The Chronicle of Higher Education recently reported that one study shows that in some cases e-textbooks are saving students the grand total of one greenback per course. Figuring in the costs of hardware, tech support, infrastructure, and etcetera that are adding immensely to the cost of tuition anyway—not to mention the disappearance of a secondary market where they can resell their textbooks–I really wonder whether, so far, e-textbooks might not be costing students money in the short run. Until there is a much larger economy of scale I suspect that cost savings will remain negligible. Even then, it’s not clear. Though general consumption of e-books has skyrocketed in relative terms over the past couple of years, the cost of e-books has actually crept upward such that the difference between the cost of an e-book and the cost of a paperback on Amazon is small, and clearly costs more than a good used paperback available easily through Amazon’s resellers or through good used bookstores like my favorite, Midtown Scholar here in Harrisburg.
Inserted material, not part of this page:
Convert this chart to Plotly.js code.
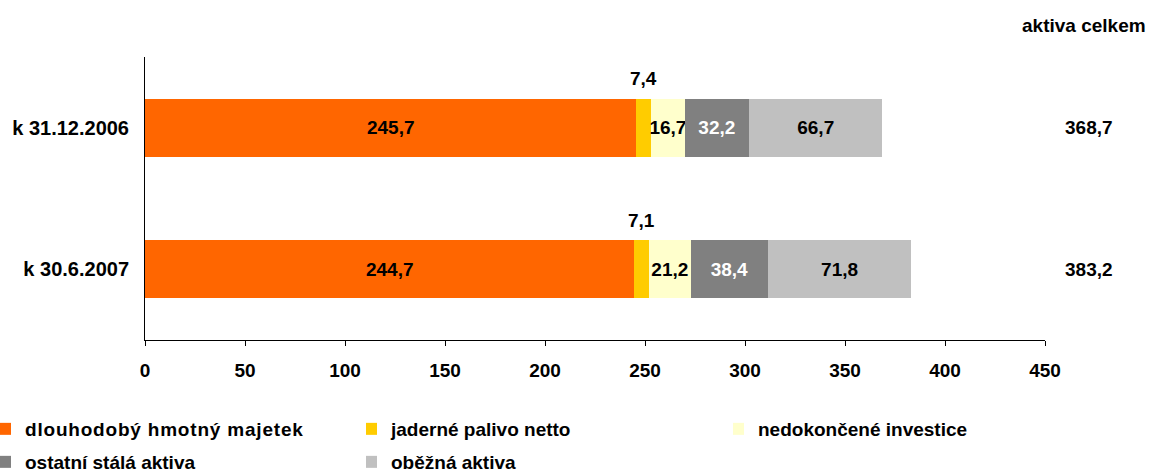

In some ways I’m even more interested in the practical and usability costs that students are experiencing. According to the Chronicle, many students struggled to know how to use the technology effectively and lacked the basic computing skills necessary. Professors were called upon to be IT instructors. This flies in the face of our ideological conviction that young people naturally adapt to technology in a way their professors do not. I don’t have a grasp of the details here, but it surely seems that some professors are being required to spend time away from their disciplines in order to get students up to speed on how to use the technology.
The electronic rental model caused a few other headaches for students and professors at the college, according to the study. Some students struggled to use the e-textbooks, thanks to disparities in basic computing skills. Those problems led some professors to spend class time conducting their own in-class tutorials, and even afterward a few said it was unclear who should be providing continuing technical instruction—faculty, campus IT staff, or representatives from the publishers.
And, of course, predictably, there are massive infrastructure issues involved with swift changes to e-books as the basic tool of the university.
Even students who adapted to the technology quickly sometimes struggled to open up the digital course materials during lectures. Wireless networks in classrooms where several students were using e-textbooks at once sometimes became overwhelmed, making access to publishers’ sites inconsistent.
I should probably say that this is not a screed against technology or e-books. I do almost all my own occasional reading on my iPad, and I do read e-books, though I continue to prefer the old codex for anything over about 20 pages long. I do think, though, that we ought to proceed cautiously with the notion that technology is the salvation for better learning at a lower cost. Once we add in the infrastructure necessary to make sure students can use the technology effectively—hardware, software, sufficient bandwidth, tech support and training for students and teachers on a permanent and consistent basis (really 24 hours a day given the way education is heading)–its unclear that students will have really saved anything, because to be sure it will be the students or their parents who are paying for it.
I think, to be frank, that there is a certain inevitability about this transformation to which we will all have to adapt and are already adapting. But we really ought to justify that transformation on the basis of whether students are learning more or not rather than on costs savings that I don’t think are really happening. I just think we need to get clearer on the advantages or e-books to students learning, if they are there, before we give students even more of what they want whether they want it or not.